◆ **Provided records**:
┌──
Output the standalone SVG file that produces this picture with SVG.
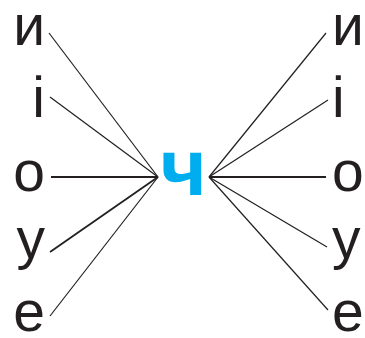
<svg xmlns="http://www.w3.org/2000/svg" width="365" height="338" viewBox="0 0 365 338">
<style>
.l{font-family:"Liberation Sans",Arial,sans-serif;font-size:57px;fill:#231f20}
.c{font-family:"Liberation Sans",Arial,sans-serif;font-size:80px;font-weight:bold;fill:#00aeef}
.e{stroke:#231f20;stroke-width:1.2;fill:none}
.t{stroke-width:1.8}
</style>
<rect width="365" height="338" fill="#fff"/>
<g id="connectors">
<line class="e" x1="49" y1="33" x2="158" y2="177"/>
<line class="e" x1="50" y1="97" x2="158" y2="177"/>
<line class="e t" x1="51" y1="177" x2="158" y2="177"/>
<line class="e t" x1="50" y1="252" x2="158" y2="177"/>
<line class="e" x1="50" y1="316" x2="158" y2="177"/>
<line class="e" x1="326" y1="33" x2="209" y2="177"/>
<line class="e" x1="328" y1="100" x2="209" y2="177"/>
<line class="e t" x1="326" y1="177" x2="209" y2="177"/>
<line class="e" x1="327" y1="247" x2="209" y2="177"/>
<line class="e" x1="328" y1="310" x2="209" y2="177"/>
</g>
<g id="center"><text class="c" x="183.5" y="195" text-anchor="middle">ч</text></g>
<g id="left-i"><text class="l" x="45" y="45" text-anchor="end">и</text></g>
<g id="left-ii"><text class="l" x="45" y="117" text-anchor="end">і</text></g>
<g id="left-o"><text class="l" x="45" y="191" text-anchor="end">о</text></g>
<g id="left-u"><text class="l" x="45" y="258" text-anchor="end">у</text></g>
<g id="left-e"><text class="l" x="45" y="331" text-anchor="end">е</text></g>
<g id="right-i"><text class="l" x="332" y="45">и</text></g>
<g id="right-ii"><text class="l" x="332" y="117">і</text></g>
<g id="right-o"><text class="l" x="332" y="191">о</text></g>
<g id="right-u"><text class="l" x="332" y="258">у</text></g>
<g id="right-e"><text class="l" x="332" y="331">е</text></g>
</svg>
└──
┌──
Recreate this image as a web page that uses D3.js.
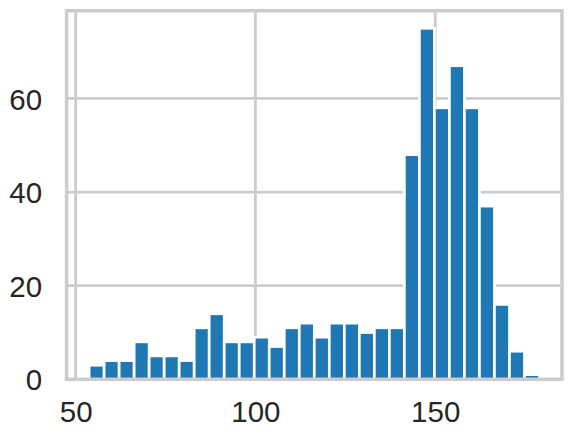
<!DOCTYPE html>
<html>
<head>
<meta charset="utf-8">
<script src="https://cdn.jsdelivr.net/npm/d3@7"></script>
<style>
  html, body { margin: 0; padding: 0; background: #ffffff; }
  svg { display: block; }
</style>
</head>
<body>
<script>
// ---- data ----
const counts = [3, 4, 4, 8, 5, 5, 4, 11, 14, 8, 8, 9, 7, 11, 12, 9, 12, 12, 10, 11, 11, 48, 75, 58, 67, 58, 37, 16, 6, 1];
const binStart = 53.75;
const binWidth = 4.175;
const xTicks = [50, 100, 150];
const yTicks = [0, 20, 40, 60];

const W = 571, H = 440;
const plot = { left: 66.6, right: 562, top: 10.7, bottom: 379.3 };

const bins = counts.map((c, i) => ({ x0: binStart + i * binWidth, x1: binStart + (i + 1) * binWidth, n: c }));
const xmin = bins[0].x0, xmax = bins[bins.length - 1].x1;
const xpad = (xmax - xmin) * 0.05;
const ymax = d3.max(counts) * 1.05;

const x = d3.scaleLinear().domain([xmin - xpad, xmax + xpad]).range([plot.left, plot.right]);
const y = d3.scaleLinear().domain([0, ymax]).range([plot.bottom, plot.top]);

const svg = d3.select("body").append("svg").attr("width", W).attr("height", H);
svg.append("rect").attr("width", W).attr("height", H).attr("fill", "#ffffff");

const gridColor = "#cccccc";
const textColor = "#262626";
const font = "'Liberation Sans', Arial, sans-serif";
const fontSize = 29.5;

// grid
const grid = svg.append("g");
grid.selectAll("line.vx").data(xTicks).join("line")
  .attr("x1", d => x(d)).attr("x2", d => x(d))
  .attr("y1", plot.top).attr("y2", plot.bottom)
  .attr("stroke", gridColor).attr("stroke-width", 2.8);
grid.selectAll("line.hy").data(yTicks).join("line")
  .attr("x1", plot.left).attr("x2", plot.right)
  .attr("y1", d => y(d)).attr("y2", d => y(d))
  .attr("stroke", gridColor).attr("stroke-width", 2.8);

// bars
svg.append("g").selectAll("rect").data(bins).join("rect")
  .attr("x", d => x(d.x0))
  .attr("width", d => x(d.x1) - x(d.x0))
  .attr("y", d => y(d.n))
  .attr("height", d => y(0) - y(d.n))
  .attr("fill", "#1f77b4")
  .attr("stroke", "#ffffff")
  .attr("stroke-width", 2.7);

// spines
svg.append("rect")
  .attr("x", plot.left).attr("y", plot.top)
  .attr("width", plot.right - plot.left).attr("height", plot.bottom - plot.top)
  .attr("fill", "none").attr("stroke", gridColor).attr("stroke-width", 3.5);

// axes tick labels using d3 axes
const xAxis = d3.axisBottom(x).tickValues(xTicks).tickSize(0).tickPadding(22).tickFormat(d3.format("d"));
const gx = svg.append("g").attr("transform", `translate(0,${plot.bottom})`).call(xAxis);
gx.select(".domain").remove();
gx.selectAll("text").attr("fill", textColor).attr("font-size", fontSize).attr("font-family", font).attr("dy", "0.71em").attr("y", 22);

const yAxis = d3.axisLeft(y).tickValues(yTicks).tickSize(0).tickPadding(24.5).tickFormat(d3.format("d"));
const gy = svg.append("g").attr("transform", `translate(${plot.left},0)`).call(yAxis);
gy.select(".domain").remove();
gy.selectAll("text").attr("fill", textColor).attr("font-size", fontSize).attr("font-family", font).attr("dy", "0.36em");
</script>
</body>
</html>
└──
┌──
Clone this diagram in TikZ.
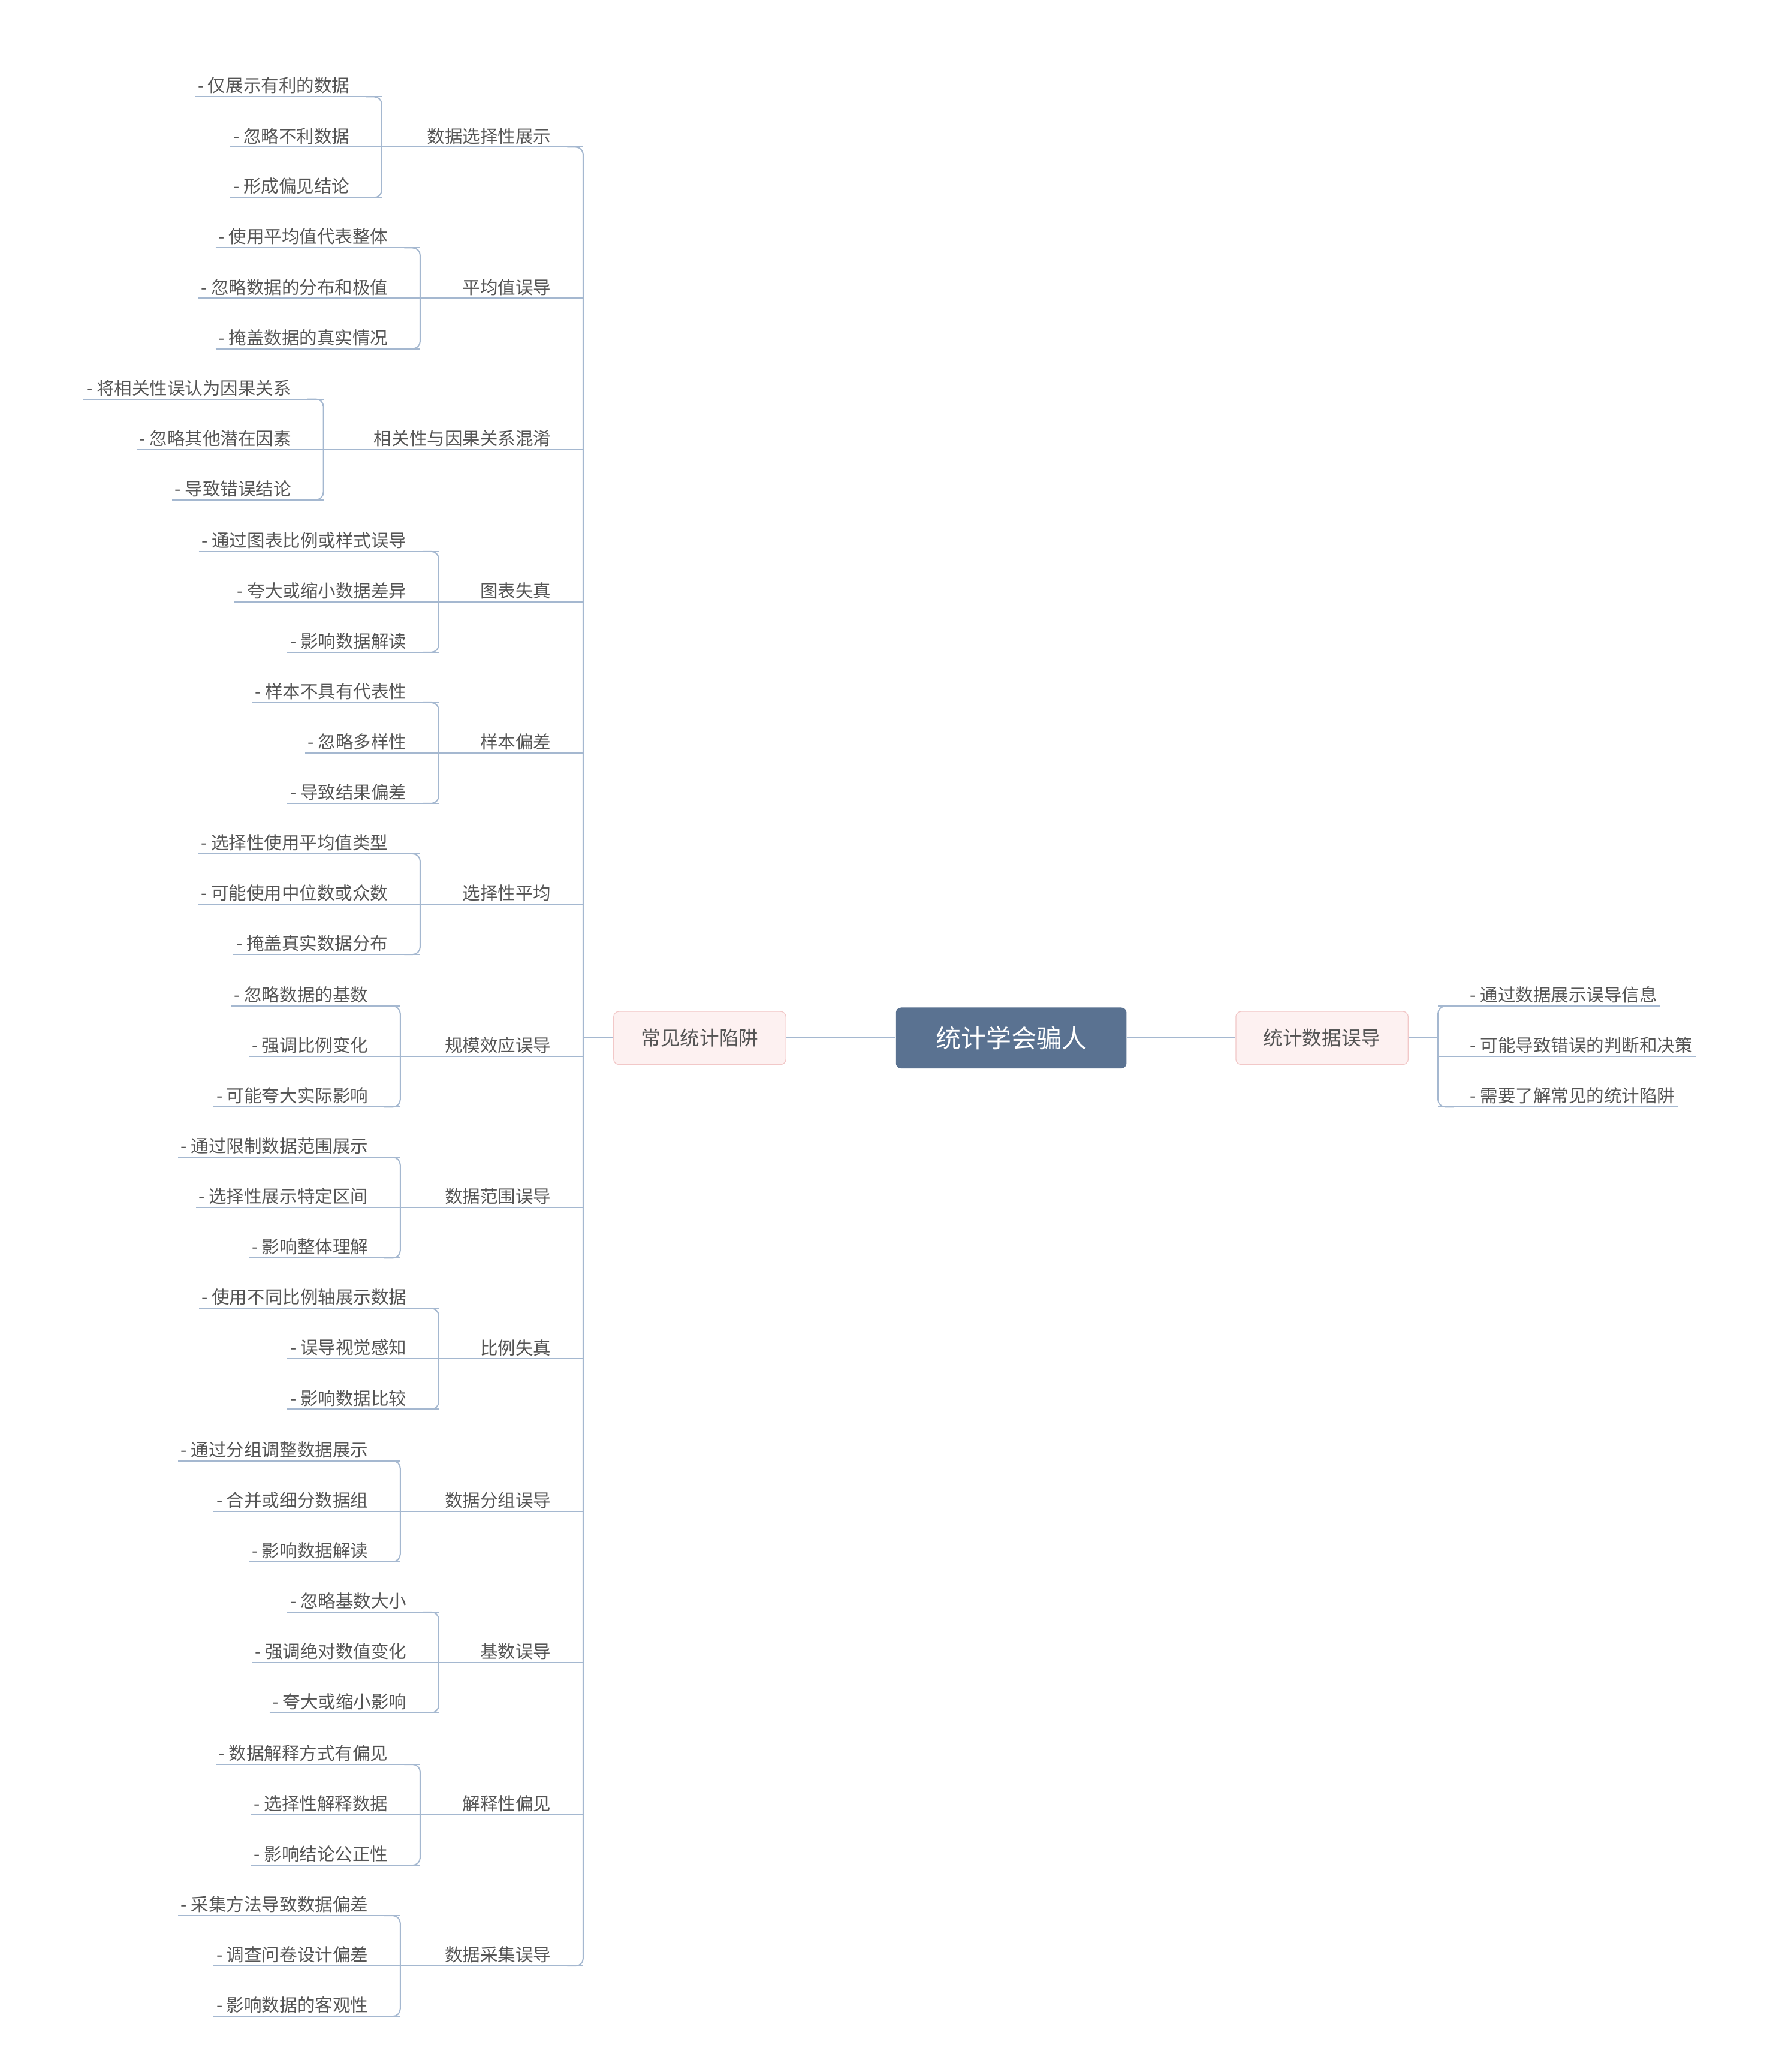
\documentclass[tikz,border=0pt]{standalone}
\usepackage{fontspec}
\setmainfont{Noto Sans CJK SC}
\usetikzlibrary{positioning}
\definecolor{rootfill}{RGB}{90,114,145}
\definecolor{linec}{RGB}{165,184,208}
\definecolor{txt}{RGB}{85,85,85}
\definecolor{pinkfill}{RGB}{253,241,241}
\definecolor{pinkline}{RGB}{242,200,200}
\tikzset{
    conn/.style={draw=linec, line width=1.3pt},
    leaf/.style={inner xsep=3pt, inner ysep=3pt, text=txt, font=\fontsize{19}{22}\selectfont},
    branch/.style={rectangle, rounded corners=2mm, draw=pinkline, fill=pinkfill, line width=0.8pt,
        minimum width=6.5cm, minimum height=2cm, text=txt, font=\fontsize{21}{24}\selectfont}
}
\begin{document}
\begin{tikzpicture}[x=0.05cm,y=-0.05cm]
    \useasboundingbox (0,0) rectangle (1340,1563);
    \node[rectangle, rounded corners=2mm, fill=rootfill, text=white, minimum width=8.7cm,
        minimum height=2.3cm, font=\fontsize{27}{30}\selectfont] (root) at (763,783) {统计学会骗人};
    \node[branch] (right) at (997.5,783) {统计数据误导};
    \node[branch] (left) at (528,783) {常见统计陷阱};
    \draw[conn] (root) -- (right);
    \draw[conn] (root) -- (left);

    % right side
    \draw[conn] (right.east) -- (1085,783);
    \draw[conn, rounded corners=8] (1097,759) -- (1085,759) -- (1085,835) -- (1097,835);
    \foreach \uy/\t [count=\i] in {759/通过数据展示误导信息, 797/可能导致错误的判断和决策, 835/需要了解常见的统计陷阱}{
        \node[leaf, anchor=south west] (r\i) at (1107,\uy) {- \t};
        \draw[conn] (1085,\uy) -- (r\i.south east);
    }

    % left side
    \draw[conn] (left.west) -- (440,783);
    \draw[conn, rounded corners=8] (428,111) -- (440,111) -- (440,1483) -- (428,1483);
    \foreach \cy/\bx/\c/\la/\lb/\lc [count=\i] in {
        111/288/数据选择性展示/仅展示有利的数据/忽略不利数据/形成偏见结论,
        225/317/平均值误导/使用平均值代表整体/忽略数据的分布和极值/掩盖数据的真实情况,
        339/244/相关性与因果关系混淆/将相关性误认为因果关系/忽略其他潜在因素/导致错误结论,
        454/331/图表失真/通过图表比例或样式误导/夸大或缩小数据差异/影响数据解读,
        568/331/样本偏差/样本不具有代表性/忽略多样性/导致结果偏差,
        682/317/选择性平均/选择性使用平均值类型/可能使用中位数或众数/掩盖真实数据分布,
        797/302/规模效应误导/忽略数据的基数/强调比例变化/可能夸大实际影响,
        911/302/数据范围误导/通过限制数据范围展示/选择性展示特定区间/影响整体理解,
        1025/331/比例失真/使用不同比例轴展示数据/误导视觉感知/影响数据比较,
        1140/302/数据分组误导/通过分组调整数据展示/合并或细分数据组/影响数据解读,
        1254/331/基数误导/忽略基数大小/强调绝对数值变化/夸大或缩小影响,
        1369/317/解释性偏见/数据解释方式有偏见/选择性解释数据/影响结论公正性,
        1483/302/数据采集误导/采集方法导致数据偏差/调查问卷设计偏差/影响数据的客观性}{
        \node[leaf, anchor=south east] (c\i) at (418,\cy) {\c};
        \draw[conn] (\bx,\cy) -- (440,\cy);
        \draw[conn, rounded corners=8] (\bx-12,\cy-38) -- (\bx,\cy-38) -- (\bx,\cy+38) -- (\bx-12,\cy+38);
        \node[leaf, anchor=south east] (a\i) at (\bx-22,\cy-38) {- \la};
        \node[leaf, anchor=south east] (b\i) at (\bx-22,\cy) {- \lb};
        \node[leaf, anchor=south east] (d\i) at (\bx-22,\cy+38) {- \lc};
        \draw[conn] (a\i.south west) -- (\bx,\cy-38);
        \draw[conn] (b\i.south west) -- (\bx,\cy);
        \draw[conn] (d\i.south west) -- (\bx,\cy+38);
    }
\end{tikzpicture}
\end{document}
└──
◆ **What is expected**: Omit all pictures and repeat exactly the lines from the one containing "Recreate this image" through the one containing "const fontSize = 29.5;", ends included, with nothing added.

◆ **Result for this exercise**:
Recreate this image as a web page that uses D3.js.
<!DOCTYPE html>
<html>
<head>
<meta charset="utf-8">
<script src="https://cdn.jsdelivr.net/npm/d3@7"></script>
<style>
  html, body { margin: 0; padding: 0; background: #ffffff; }
  svg { display: block; }
</style>
</head>
<body>
<script>
// ---- data ----
const counts = [3, 4, 4, 8, 5, 5, 4, 11, 14, 8, 8, 9, 7, 11, 12, 9, 12, 12, 10, 11, 11, 48, 75, 58, 67, 58, 37, 16, 6, 1];
const binStart = 53.75;
const binWidth = 4.175;
const xTicks = [50, 100, 150];
const yTicks = [0, 20, 40, 60];

const W = 571, H = 440;
const plot = { left: 66.6, right: 562, top: 10.7, bottom: 379.3 };

const bins = counts.map((c, i) => ({ x0: binStart + i * binWidth, x1: binStart + (i + 1) * binWidth, n: c }));
const xmin = bins[0].x0, xmax = bins[bins.length - 1].x1;
const xpad = (xmax - xmin) * 0.05;
const ymax = d3.max(counts) * 1.05;

const x = d3.scaleLinear().domain([xmin - xpad, xmax + xpad]).range([plot.left, plot.right]);
const y = d3.scaleLinear().domain([0, ymax]).range([plot.bottom, plot.top]);

const svg = d3.select("body").append("svg").attr("width", W).attr("height", H);
svg.append("rect").attr("width", W).attr("height", H).attr("fill", "#ffffff");

const gridColor = "#cccccc";
const textColor = "#262626";
const font = "'Liberation Sans', Arial, sans-serif";
const fontSize = 29.5;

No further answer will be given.